ユーザーセグメントごとに行動データを見るなど、気づきが得られやすいパターンでデータを見ながら、気付きをどんどんメモしていきます。

クライアントへのヒアリングについては、エンドユーザーと接しているご担当者などとお話しさせていただくことで、ものの見方の幅も広がります。

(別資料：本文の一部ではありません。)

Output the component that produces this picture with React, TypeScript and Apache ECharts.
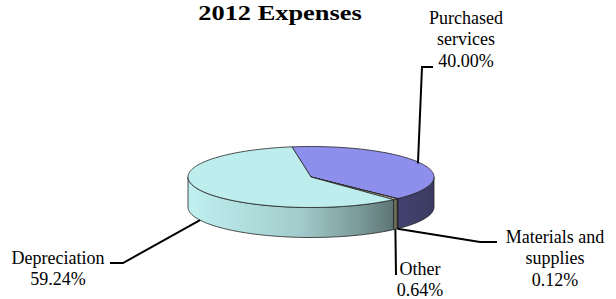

また、ヒアリングによって浮かんできた仮説について、アクセスデータやユーザーテストで検証していくような見方も有効です。

インプットをもとにヒューリスティック分析を実施

そして、ある程度情報が揃ったところで、Webサイトを分析していきます。
上記の事前調査を行う際にも、当然Webサイトの状況は踏まえた上で行ってはいますが、様々なインプットを得た上で、ユーザー像やユーザーの使い方などをイメージしながらヒューリスティック分析を行います。

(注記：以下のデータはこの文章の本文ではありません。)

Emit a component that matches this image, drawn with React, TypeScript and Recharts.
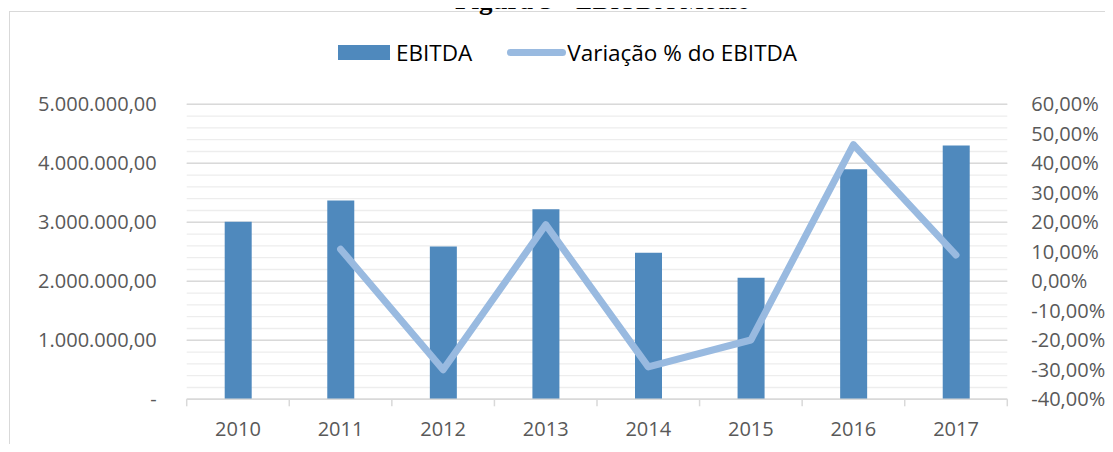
import {
  Bar,
  CartesianGrid,
  ComposedChart,
  Legend,
  Line,
  XAxis,
  YAxis,
} from "recharts"

const years = ["2010", "2011", "2012", "2013", "2014", "2015", "2016", "2017"]
const ebitda = [3010000, 3370000, 2590000, 3220000, 2485000, 2060000, 3900000, 4300000]
// variação % em relação ao ano anterior (2010 sem valor)
const variacao = [null, 10.9, -30.0, 19.2, -29.0, -19.9, 46.3, 8.9]

const LEFT_MAX = 5000000
const leftTicks = [0, 1000000, 2000000, 3000000, 4000000, 5000000]
const rightTicks = [-40, -30, -20, -10, 0, 10, 20, 30, 40, 50, 60]
const minorTicks = Array.from({ length: 26 }, (_, i) => i * 200000)

const data = years.map((year, i) => ({
  year,
  ebitda: ebitda[i],
  variacao: variacao[i],
}))

const FONT = "'Open Sans', sans-serif"
const GRID = "#d9d9d9"
const LABEL = "#595959"
const BAR = "#4f89bd"
const LINE = "#99bae0"

const fmtMoney = (v: number) =>
  v === 0
    ? "-"
    : v.toLocaleString("de-DE", { minimumFractionDigits: 2, maximumFractionDigits: 2 })

const fmtPct = (v: number) => `${v.toFixed(2).replace(".", ",")}%`

function LegendContent(props: any) {
  const items = props.payload || []
  return (
    <div style={{ display: "flex", alignItems: "center", fontFamily: FONT, fontSize: 22.5, color: "#000" }}>
      {items.map((item: any) => (
        <div key={item.value} style={{ display: "flex", alignItems: "center", marginRight: 35 }}>
          {item.type === "line" ? (
            <div style={{ width: 59, height: 7, borderRadius: 4, background: item.color, marginRight: 1 }} />
          ) : (
            <div style={{ width: 52, height: 15, background: item.color, marginRight: 6 }} />
          )}
          <span>{item.value}</span>
        </div>
      ))}
    </div>
  )
}

// year label plus the small tick marks Excel puts on the category boundaries
function YearTick(props: any) {
  const { x, y, payload, index, visibleTicksCount } = props
  const half = payload.offset || 0
  const axisY = y - 22
  return (
    <g>
      <line x1={x - half} x2={x - half} y1={axisY} y2={axisY + 7} stroke={GRID} strokeWidth={1.5} />
      {index === visibleTicksCount - 1 && (
        <line x1={x + half} x2={x + half} y1={axisY} y2={axisY + 7} stroke={GRID} strokeWidth={1.5} />
      )}
      <text x={x} y={y} dy="0.71em" textAnchor="middle" fill={LABEL} fontSize={20} fontFamily={FONT}>
        {payload.value}
      </text>
    </g>
  )
}

export default function App() {
  return (
    <div style={{ position: "relative", width: 1113, height: 452, margin: -8, overflow: "hidden", background: "#fff" }}>
      <div
        style={{
          position: "absolute",
          left: 9,
          top: 11,
          width: 1200,
          height: 500,
          border: `1.5px solid ${GRID}`,
        }}
      />
      <div style={{ position: "absolute", left: 0, top: 0 }}>
        <ComposedChart
          width={1113}
          height={452}
          data={data}
          margin={{ top: 104.3, right: 0, bottom: 0, left: 0 }}
        >
          {/* minor gridlines every 200.000 on the left scale */}
          <CartesianGrid
            yAxisId="left"
            vertical={false}
            stroke="#ededed"
            strokeWidth={1.3}
            horizontalCoordinatesGenerator={({ offset }: any) =>
              minorTicks.map((t) => offset.top + offset.height * (1 - t / LEFT_MAX))
            }
          />
          <CartesianGrid yAxisId="left" vertical={false} stroke={GRID} strokeWidth={1.5} />
          <XAxis
            dataKey="year"
            height={52.7}
            tickLine={false}
            axisLine={{ stroke: GRID, strokeWidth: 1.5 }}
            tickSize={0}
            tickMargin={22}
            tick={<YearTick />}
            interval={0}
          />
          <YAxis
            yAxisId="left"
            width={186.7}
            domain={[0, LEFT_MAX]}
            ticks={leftTicks}
            tickFormatter={fmtMoney}
            tickLine={false}
            axisLine={false}
            tickSize={0}
            tickMargin={30}
            tick={{ fill: LABEL, fontSize: 20, fontFamily: FONT }}
          />
          <YAxis
            yAxisId="right"
            orientation="right"
            width={105.7}
            domain={[-40, 60]}
            ticks={rightTicks}
            tickFormatter={fmtPct}
            tickLine={false}
            axisLine={false}
            tickSize={0}
            tickMargin={24}
            tick={{ fill: LABEL, fontSize: 20, fontFamily: FONT }}
          />
          <Legend
            verticalAlign="middle"
            content={<LegendContent />}
            wrapperStyle={{ top: 37, left: 338, width: 600 }}
          />
          <Bar
            yAxisId="left"
            dataKey="ebitda"
            name="EBITDA"
            fill={BAR}
            barSize={27}
            isAnimationActive={false}
          />
          <Line
            yAxisId="right"
            dataKey="variacao"
            name="Variação % do EBITDA"
            stroke={LINE}
            strokeWidth={7}
            strokeLinecap="round"
            strokeLinejoin="round"
            dot={false}
            activeDot={false}
            isAnimationActive={false}
          />
        </ComposedChart>
      </div>
      <svg width={1113} height={24} style={{ position: "absolute", left: 0, top: 0 }}>
        <text x={455} y={9} fontFamily="'Liberation Serif', serif" fontSize={27} fill="#000">
          <tspan fontWeight="bold">Figura 5</tspan>
          <tspan> - EBITDA Médio</tspan>
        </text>
      </svg>
    </div>
  )
}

当社のヒューリスティック分析/エキスパートレビューでは、表面的なユーザビリティやUIの分析ではなく、書いてある言葉が頭に入りやすいか・理解しやすいか、ユーザーにとって検討や行動が進みやすいかどうか、など具体的な内容に踏み込んで分析を行います。

また、分析を行う中で、課題箇所が見えてきたり、明確に課題とは言えないまでも、今ひとつと感じる部分が出てきたりしますが、こういった部分については競合サイトも見て分析します。

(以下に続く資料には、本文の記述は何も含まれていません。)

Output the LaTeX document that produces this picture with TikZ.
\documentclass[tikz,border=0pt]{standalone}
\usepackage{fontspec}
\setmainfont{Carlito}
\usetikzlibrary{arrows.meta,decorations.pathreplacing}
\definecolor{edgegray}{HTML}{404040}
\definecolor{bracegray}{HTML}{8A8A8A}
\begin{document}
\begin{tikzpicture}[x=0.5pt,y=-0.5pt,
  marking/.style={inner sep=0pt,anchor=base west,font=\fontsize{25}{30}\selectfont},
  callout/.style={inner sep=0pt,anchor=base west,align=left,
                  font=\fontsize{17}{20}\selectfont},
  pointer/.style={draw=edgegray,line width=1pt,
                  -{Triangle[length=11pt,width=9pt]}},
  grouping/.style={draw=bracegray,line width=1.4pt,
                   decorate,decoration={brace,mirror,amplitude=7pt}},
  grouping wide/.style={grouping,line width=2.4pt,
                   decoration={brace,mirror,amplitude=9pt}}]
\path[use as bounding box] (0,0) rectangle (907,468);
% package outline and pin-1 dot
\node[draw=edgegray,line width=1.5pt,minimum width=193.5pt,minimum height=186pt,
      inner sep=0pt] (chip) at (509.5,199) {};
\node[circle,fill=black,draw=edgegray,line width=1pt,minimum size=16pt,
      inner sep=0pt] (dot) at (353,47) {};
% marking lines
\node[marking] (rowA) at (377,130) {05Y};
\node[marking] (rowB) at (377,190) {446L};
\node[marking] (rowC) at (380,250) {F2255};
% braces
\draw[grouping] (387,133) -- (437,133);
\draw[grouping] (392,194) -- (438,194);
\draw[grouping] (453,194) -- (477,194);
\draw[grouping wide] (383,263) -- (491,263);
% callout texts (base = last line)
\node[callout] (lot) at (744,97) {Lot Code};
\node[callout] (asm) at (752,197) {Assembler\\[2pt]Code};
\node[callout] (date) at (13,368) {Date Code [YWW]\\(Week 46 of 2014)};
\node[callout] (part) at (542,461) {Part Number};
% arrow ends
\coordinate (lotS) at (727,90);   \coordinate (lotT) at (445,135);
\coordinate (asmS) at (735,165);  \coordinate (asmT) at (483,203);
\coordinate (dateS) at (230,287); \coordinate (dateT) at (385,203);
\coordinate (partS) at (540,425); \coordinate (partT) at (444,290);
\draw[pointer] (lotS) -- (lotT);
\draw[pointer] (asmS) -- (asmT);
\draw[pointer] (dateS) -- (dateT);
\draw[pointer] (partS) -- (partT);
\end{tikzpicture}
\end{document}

通常のヒューリスティック分析/エキスパートレビューでは、自社サイトの課題出しであるために、改善施策を立案する際にも、単純に課題の裏返しのような施策となりがちですので、そういった点でも競合サイトを見ることは重要です。
他社が同様の課題に対して、違った発想で改善を試みていることが見えてくれば、改善方法、改善施策立案の幅が広がります。
また、競合会社が類似の課題に対し、どう考え、取り組んでいるかを考え、またその施策の結果、どういった状態になっているかを想像しながら、自社の課題を検討したり、打ち手を検討することで、競合よりも一段先に進むことができます。さらには、競合サイトというライバルの状況を把握したうえで、自社のWebサイトとして差別化していくべきポイントを考えていくことも有効でしょう。

当社の分析業務として行う場合のレポートの内容としては、Webサイトやユーザー行動についてのいくつかのテーマで考えた際の、課題点や改善の方向性のご提示となります。
すぐに実施に移せるような具体的な改善施策を導き出すことを目的として分析していますので、細かな内容が多くなります。

ヒューリスティック分析、各分析手法を効果的に実施、良い改善サイクルを

ご説明したような分析の仕方は、もはやヒューリスティック分析/エキスパートレビューとは言えないかもしれませんが、分析の裏付けとして、様々なデータや情報を参照しているとも言えます。
いずれにしても、ユーザーやデータ分析云々の前に、サイト自体に明確な課題がある場合も見受けられますし、分析精度以前に、かたちにする際のズレによって課題が発生している場合もありますので、そういった点では、ヒューリスティック分析も有効です。
何よりも、仮説をもとに改善施策を打ってみて、成果を見ながら深く考え、さらに改善していくというサイクルを作ることが最も重要です。
改善活動の中でつきとめたい仮説が出てきた際に、それを検証するために適した分析手法で検証する、というやり方が良いように思います。